Doing Business and the Capacity to Sue and be Sued

On the first part of the article, we have learned the definition of “doing business” and how the concept evolved as ways of conducting businesses progress. Again, under the law, a foreign corporation shall have the right to transact business in the Philippines after obtaining a license and a certificate of authority for that purpose from the appropriate government agency.[1] There is one important reason as to why the acquisition of a license is very essential in conducting business in the country. According to Philippine jurisprudence,

A corporation has legal status only within the state or territory in which it was organized. For this reason, a corporation organized in another country has no personality to file suits in the Philippines. In order to subject a foreign corporation doing business in the country to the jurisdiction of our courts, it must acquire a license from the Securities and Exchange Commission (SEC) and appoint an agent for service of process.

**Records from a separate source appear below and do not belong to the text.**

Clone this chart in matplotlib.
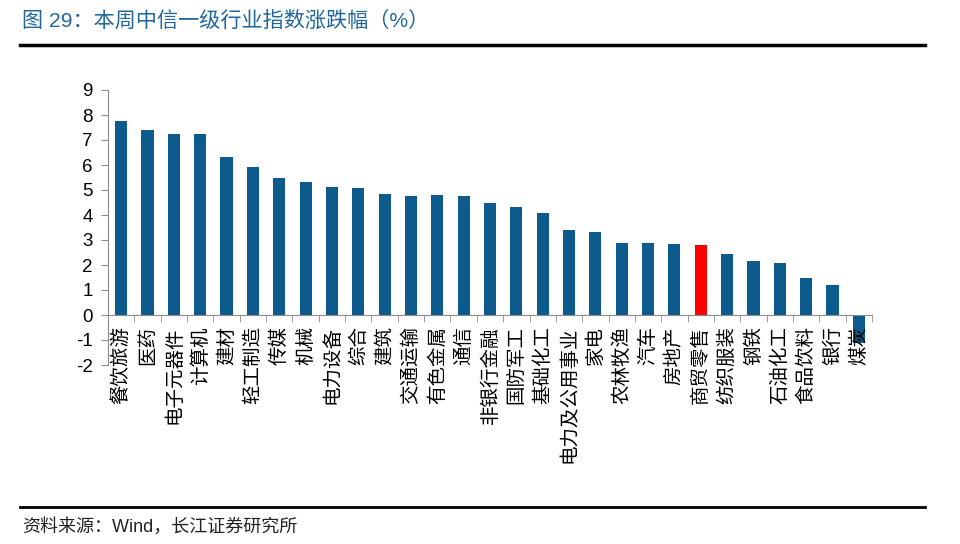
import numpy as np
import matplotlib.pyplot as plt
from matplotlib.lines import Line2D

plt.rcParams['font.family'] = ['Liberation Sans', 'Noto Sans CJK SC', 'DejaVu Sans']

# industries and weekly change (%)
industries = ['餐饮旅游', '医药', '电子元器件', '计算机', '建材', '轻工制造', '传媒', '机械',
              '电力设备', '综合', '建筑', '交通运输', '有色金属', '通信', '非银行金融',
              '国防军工', '基础化工', '电力及公用事业', '家电', '农林牧渔', '汽车', '房地产',
              '商贸零售', '纺织服装', '钢铁', '石油化工', '食品饮料', '银行', '煤炭']
changes = [7.76, 7.40, 7.24, 7.23, 6.31, 5.92, 5.49, 5.31,
           5.11, 5.07, 4.84, 4.76, 4.79, 4.75, 4.47,
           4.33, 4.08, 3.39, 3.31, 2.88, 2.87, 2.83,
           2.80, 2.43, 2.16, 2.09, 1.47, 1.21, -1.10]
highlight = '商贸零售'
yticks = list(range(-2, 10))

blue = '#0d5a8c'
red = '#ff0000'
grey = '#8c8c8c'

fig = plt.figure(figsize=(9.6, 5.44), dpi=100)
ax = fig.add_axes([108/960, 1-365/544, (872-108)/960, (365-90)/544])

x = np.arange(len(industries))
colors = [red if n == highlight else blue for n in industries]
ax.bar(x, changes, width=0.46, color=colors, zorder=1)

ax.set_xlim(-0.5, len(industries)-0.5)
ax.set_ylim(-2, 9)
ax.set_yticks(yticks)
ax.set_yticklabels([str(v) for v in yticks], fontsize=13.5)

ax.spines['top'].set_visible(False)
ax.spines['right'].set_visible(False)
ax.spines['bottom'].set_position(('data', 0))
ax.spines['bottom'].set_color(grey)
ax.spines['left'].set_color(grey)
ax.tick_params(axis='y', direction='out', length=5, color=grey, pad=6)

# rotated labels, reading bottom-to-top, end at the axis
ax.set_xticks(x)
ax.set_xticklabels(industries, fontsize=14, rotation=90,
                   family=['Noto Sans CJK SC'], ha='center', va='top')
ax.tick_params(axis='x', which='major', length=0, pad=8)
ax.set_xticks(np.arange(-0.5, len(industries)), minor=True)
ax.tick_params(axis='x', which='minor', direction='out', length=5, color=grey)

fig.text(22/960, 1-21/544, '图 29：本周中信一级行业指数涨跌幅（%）', fontsize=15.2,
         color='#22679a', va='center', ha='left',
         family=['Liberation Sans', 'Noto Sans CJK SC'])
fig.add_artist(Line2D([20/960, 925/960], [1-45/544, 1-45/544], color='black', lw=2.5))
fig.add_artist(Line2D([20/960, 925/960], [1-507/544, 1-507/544], color='black', lw=2))
fig.text(22/960, 1-527/544, '资料来源：Wind，长江证券研究所', fontsize=13,
         color='#222222', va='center', ha='left',
         family=['Liberation Sans', 'Noto Sans CJK SC'])

fig.savefig('out.png', dpi=100)
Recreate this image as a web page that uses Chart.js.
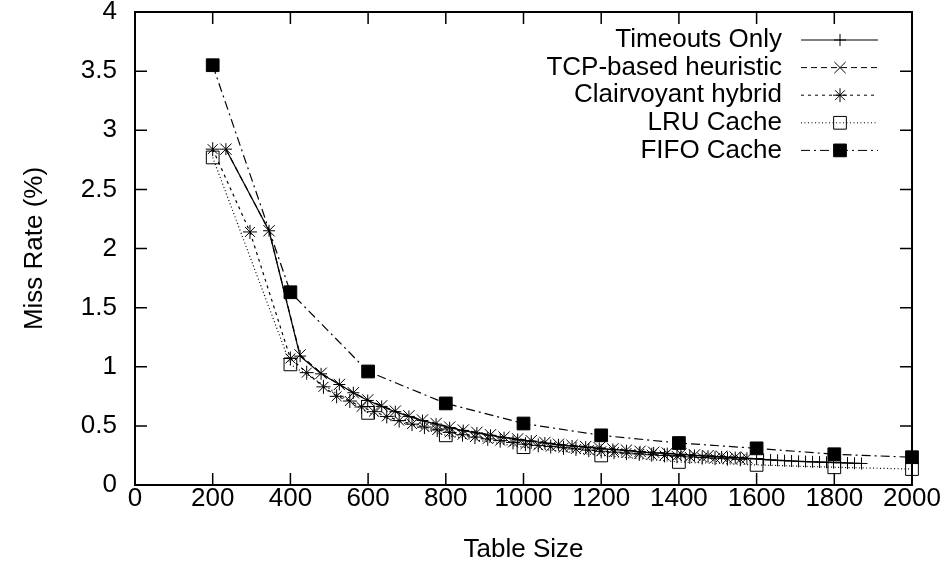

Without such license, it cannot institute a suit in the Philippines[2]

Codifying the said principle, the Corporation Code provides that “no foreign corporation shall be permitted to maintain or intervene in any action, suit or proceeding in any court or administrative agency of the Philippines; but such corporation may be sued or proceeded against before Philippine courts or administrative tribunals”.[3] While failure to obtain license does not affect the validity of the contracts entered into by the foreign corporation, it removes from such foreign corporation the legal standing to sue on tribunals.[4] Hence, the foreign corporation undertakes a very huge risk whenever it enters into local contracts with the intention to do business without securing a license.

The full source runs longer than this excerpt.